O batismo, portanto, constitui um poderoso vínculo sacramental de unidade entre todos os que com ele se tem regenerado. Contudo, o batismo, por si mesmo, é tão somente um princípio e um começo, porque todo ele se dirige à consecução da plenitude da vida em Cristo. Assim, pois, o batismo se ordena à profissão íntegra da fé, à plena incorporação, aos meios de salvação determinados por Cristo e, finalmente, à íntegra incorporação na comunhão eucarística.

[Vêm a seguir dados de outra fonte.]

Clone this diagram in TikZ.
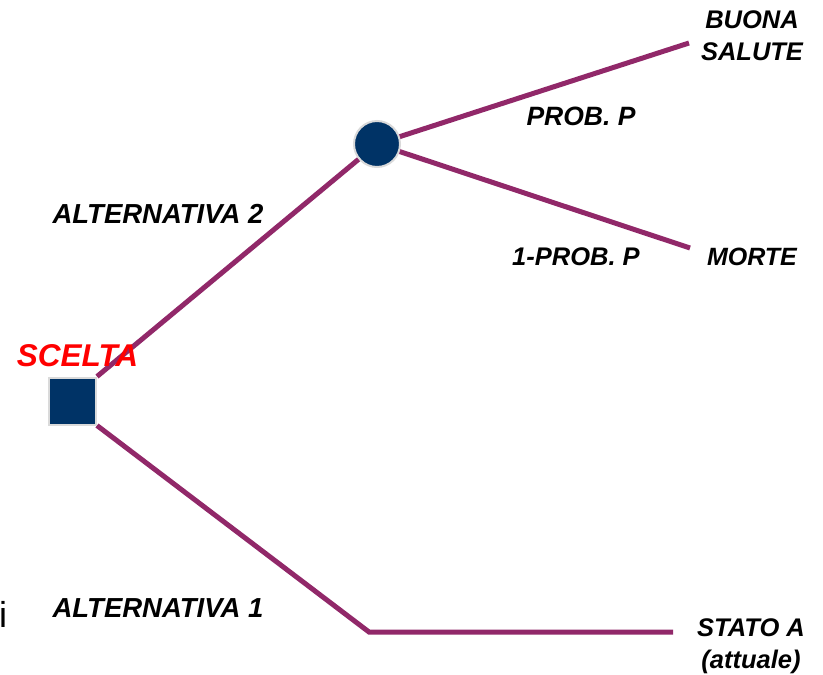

As comunidades eclesiais separadas, ainda que lhes falte essa unidade plena conosco, que dimana do batismo, e ainda que creamos que, sobretudo pela carência do sacramento da ordem, não tenham conservado a genuína e íntegra substância do mistério eucarístico, entretanto, durante a santa ceia, comemoram a morte e a ressurreição do Senhor, professando que na comunhão de Cristo se representa a vida e esperam a sua vinda gloriosa. Por conseqüência, a doutrina sobre a ceia do Senhor, sobre os demais sacramentos, sobre o culto e os mistérios da Igreja devem ser objeto de diálogo.

A vida com Cristo

23. A vida cristã destes irmãos se nutre da fé e de Cristo, e se fortalece com a graça do batismo e com a Palavra de Deus ouvida. Se manifesta na oração particular, na meditação bíblica, na vida da família cristã, no culto da comunidade congregada para louvar a Deus. Ademais, seu culto muitas vezes apresenta elementos claros da antiga liturgia comum.

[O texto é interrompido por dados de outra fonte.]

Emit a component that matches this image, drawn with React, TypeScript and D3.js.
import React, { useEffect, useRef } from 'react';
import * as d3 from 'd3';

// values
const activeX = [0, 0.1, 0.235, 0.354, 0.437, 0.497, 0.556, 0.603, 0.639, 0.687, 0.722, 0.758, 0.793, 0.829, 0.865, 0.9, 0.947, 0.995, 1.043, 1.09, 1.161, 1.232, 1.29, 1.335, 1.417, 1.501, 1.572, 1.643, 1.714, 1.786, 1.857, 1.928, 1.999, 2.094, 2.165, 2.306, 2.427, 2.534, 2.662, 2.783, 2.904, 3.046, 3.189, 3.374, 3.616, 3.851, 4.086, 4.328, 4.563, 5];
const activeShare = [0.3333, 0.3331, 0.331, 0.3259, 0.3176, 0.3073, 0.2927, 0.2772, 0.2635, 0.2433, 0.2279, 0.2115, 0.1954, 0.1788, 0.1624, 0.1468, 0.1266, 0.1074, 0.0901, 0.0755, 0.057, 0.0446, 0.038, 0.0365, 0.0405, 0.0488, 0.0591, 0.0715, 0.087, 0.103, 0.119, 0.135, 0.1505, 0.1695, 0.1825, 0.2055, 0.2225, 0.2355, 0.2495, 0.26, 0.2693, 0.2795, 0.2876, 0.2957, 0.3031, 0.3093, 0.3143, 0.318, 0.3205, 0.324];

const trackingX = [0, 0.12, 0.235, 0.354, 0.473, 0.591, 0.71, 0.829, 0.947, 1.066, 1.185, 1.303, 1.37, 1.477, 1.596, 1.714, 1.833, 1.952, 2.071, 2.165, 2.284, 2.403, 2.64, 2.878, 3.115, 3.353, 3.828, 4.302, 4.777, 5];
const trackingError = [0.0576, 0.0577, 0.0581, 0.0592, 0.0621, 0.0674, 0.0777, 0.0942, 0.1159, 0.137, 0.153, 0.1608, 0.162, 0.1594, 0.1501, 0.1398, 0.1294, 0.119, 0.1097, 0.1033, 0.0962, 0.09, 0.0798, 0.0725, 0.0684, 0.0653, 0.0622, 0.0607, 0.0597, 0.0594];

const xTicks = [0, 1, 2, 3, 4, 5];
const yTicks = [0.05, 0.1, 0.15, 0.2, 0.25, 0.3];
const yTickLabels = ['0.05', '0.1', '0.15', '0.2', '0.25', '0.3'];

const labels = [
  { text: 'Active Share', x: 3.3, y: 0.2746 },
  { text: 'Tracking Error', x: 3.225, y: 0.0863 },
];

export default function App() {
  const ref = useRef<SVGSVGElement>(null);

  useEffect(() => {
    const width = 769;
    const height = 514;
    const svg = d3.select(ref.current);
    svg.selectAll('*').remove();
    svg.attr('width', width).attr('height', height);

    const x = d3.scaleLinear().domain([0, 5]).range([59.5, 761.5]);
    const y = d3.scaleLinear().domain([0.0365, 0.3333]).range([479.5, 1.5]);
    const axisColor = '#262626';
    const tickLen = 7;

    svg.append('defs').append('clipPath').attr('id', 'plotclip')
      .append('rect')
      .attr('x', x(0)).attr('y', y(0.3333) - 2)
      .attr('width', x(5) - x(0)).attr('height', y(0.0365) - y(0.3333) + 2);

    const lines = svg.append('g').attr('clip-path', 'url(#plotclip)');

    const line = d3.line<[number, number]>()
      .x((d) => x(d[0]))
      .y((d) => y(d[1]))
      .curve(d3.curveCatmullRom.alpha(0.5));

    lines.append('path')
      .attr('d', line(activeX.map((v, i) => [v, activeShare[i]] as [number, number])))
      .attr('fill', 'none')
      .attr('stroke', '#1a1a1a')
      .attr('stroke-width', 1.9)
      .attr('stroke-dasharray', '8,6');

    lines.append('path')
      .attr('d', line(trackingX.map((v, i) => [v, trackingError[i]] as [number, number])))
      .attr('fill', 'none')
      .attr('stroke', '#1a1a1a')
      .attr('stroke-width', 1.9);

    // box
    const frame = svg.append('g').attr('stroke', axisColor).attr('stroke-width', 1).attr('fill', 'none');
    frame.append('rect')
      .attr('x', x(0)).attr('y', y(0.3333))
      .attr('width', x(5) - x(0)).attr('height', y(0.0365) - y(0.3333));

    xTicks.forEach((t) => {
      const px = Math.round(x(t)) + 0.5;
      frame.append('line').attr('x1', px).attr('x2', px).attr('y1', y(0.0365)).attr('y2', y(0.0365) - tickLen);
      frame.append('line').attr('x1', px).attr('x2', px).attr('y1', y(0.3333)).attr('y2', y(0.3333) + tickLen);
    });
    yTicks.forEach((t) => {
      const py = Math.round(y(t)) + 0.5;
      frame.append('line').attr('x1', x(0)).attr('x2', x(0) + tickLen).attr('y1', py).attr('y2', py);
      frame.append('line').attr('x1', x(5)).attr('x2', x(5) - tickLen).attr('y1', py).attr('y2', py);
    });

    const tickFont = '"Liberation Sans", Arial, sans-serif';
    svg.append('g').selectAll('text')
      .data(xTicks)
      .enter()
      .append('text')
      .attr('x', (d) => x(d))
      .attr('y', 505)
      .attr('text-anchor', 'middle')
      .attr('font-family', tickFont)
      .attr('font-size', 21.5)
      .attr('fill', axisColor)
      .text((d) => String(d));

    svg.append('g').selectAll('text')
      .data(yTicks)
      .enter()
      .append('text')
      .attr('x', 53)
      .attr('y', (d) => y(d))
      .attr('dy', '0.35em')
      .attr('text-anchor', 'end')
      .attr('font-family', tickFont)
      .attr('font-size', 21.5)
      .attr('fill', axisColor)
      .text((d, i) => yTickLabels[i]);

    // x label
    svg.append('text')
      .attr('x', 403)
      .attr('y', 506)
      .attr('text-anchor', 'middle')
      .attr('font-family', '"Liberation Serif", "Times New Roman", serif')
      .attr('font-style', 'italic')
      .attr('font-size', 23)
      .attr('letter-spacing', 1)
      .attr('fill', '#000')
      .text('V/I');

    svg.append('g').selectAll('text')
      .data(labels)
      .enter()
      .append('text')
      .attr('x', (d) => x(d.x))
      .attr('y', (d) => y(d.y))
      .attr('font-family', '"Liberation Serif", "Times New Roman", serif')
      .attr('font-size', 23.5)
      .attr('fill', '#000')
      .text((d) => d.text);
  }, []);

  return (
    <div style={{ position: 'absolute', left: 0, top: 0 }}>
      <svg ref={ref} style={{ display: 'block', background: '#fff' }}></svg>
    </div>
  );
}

A fé pela qual se crê em Cristo, produz frutos de louvor e de ação de graças pelos benefícios recebidos de Deus; una-se a ela também um vivo sentimento de justiça e uma sincera caridade para com o próximo. Esta fé laboriosa tem produzido não poucas instituições para socorrer a miséria espiritual e corporal, para aperfeiçoar a educação da juventude, para suavizar as condições sociais da vida, para estabelecer a paz no mundo.

Porém, se muitos cristãos não entendem sempre o Evangelho em seu aspecto moral, da mesma maneira que os católicos, nem admitem as mesmas soluções para os problemas mais complicados da sociedade moderna, não obstante querem seguir o mesmo que nós, a palavra de Cristo, como fonte de virtude cristã, e obdecer ao preceito do Apóstolo: "Tudo o que fizerdes de palavra ou de obras, fazei-o em nome do Senhor Jesus, dando graças a Deus Pai por Ele" (Col. 3,17). Daqui pode surgir o diálogo ecumênico sobre a aplicação moral do Evangelho.